Hello, Colleen! We have several bread recipes available. If you click on our Recipe Archive, all of our current recipes are listed in alphabetical order. You may also click our search function using the term Bread, and several pages of bread recipes should pop up.
Hi Naomi-
I made these last night and refrigerated them before allowing them to rise. This morning I took them out of the refrigerator and allowed them to get to room temperature, then put them in a warm oven to rise. They didn’t rise. The batter tasted delicious but what did I do wrong? Love your flour. Thanks!
Carol
HI, Carol!
a few thoughts:
1) the whole ‘warm oven’ thing always freaks me out – 9 times out of 10 the oven’s ‘warm’ is hot enough to kill the yeast. I tell people to do what Nicole Hunn of Gluten Free on A Shoestring taught me – either use the microwave and a wet towel as a proofing oven (see her blog for details) or get a bread proofer (the expensive way to go) for consistent results. Otherwise, let rise on the counter. The oven usually just kills the yeast in my experience.
2) If I’m going to do an overnight thingy, I usually let the dough rise and then put in the fridge. Then I bring to room temperature and bake the next day. This would probably do well for you, too.
3) This particular recipe doesn’t rise much – it’s based on the old fashioned pillsburty pop-em cans which produce very small doughy cinnamon rolls that my husband just loved – not the new versions pillsbury puts out that get all huge and puffy. This might be the difference. Even in my gluteny days, those rolls didn’t rise much when baked (I’m talking the pop-em cans). I would try Poe Boys Cinnamon Rolls or the Cinnabon Clone instead, or use your own cinnamon roll recipe and increase the liquid by 50%.
Hi Naomi-
Thanks so much for your reply. I made another batch today and the same result.

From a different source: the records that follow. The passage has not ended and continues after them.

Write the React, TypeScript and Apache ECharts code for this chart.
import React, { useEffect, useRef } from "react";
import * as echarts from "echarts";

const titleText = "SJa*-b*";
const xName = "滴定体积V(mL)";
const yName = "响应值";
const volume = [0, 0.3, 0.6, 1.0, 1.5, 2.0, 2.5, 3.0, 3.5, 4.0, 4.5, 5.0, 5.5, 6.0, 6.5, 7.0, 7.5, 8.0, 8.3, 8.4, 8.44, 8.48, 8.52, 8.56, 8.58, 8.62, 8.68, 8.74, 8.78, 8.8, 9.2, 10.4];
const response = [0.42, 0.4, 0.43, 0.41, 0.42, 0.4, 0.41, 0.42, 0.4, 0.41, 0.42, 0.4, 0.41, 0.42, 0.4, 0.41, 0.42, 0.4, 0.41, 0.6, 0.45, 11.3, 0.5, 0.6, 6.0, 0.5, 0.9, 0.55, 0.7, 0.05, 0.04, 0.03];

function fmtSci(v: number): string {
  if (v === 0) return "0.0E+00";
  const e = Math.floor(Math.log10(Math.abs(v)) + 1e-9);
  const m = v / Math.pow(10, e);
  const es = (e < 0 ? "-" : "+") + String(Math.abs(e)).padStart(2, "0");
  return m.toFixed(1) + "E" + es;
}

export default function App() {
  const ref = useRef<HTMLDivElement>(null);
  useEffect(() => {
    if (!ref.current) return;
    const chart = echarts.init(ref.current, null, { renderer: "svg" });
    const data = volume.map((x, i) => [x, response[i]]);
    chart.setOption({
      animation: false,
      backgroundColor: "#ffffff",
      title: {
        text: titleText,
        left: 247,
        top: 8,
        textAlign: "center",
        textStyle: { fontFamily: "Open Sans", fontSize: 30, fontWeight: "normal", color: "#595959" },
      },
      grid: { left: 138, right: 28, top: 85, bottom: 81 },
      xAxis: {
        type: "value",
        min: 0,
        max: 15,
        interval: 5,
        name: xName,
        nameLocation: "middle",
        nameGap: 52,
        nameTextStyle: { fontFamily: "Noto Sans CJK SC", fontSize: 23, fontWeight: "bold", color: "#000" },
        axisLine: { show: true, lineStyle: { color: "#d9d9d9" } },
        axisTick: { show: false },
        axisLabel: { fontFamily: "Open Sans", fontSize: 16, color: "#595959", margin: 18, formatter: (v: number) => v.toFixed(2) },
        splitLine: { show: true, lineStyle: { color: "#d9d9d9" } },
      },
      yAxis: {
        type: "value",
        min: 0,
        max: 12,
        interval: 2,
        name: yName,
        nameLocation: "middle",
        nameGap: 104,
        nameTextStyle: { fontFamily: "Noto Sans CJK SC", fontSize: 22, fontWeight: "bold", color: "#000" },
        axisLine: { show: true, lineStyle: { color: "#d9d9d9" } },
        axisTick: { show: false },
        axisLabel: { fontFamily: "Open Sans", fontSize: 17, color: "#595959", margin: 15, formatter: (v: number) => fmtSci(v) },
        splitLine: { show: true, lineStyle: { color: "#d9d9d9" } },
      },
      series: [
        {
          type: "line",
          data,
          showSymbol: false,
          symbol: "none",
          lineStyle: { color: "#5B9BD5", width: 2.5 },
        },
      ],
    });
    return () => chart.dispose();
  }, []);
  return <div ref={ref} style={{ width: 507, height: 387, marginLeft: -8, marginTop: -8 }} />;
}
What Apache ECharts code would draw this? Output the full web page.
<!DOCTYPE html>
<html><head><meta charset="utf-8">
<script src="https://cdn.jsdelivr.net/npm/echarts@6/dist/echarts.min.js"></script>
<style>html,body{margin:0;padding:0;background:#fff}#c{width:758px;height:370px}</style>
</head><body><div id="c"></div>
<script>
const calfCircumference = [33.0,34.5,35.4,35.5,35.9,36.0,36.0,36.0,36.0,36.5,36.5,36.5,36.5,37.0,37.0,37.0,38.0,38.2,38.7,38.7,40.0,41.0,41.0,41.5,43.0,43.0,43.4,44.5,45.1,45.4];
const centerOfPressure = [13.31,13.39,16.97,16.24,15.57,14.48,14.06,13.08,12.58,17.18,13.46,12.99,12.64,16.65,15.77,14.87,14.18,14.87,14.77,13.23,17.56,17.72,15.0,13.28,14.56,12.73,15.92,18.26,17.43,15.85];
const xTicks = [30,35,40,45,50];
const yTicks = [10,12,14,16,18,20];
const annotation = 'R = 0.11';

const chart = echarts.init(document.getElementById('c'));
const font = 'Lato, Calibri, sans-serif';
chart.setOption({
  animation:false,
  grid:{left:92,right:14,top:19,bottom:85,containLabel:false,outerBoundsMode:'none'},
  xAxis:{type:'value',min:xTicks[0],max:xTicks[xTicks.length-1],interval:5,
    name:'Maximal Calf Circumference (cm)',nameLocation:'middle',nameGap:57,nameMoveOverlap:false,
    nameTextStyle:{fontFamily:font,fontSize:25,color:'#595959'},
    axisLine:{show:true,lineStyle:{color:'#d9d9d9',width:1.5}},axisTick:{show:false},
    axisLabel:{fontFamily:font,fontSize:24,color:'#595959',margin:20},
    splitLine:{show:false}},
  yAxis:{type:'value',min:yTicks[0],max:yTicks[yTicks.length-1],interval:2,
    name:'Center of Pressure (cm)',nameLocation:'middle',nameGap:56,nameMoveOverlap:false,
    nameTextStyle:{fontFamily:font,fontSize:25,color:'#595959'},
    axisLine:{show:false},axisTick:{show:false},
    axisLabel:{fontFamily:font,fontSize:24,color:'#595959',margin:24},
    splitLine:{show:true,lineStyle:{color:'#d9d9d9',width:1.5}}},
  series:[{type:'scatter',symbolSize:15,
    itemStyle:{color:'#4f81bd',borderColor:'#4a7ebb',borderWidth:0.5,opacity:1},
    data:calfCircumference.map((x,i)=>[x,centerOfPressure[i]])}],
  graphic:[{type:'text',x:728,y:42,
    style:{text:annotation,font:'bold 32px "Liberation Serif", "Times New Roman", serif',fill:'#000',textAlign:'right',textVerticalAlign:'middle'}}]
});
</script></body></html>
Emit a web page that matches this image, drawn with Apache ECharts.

I will try the cinnabon receipe next.
The yeast is brand new and I made the challah bread last week and it turned out great.
I’ll keep trying. Thank you!
Carol
HI, Carol!
That helps me a lot – thanks for writing back. Knowing your challah turned out helps me eliminate the too-hot oven option, and the fact it didn’t rise to your specs freshly made eliminates the fridge issue. Looks like this particular recipe isn’t the one for you – I do think you’ll love the cinnabon clone – it’s VERY fluffy and yummy. Here is a link (with pics) to someone’s version of our recipe, so you can see the fluffiness!
Hello,
I tried making this recipe today several times and failed each time. I start the recipe exactly like it says and when it comes to rolling it back up to form the rolls, it just sticks to the surface and/or breaks off. I have tried using just the counter top and wax paper along with using a lot of flour to avoid the stickyness without much luck.
Any help you could give would be appreicated.
thanks
Alexandrea
Hrm – unless I’m in the kitchen with you (or staring at a video of you making the rolls) it’s going to be hard to see what may be going wrong.This recipe is a rather firmer dough than our usual recipes, so stickiness should not be an issue for you, especially if you’re using lots of flour. My initial guess is that by weight you’re measuring the flour way too light or the liquid way too heavy – if you’re guestimating the liquid, or using something other than a liquid measuring cup at eye level for the liquid it would be easy to do this.
Another option ist hat you’re ‘stretching’ the dough rather than being gentle with the turning – this dough is very delicate and will break or tear if treated too roughly – it really is like play dough.
If you can give more details, I can help to determine what may be going on.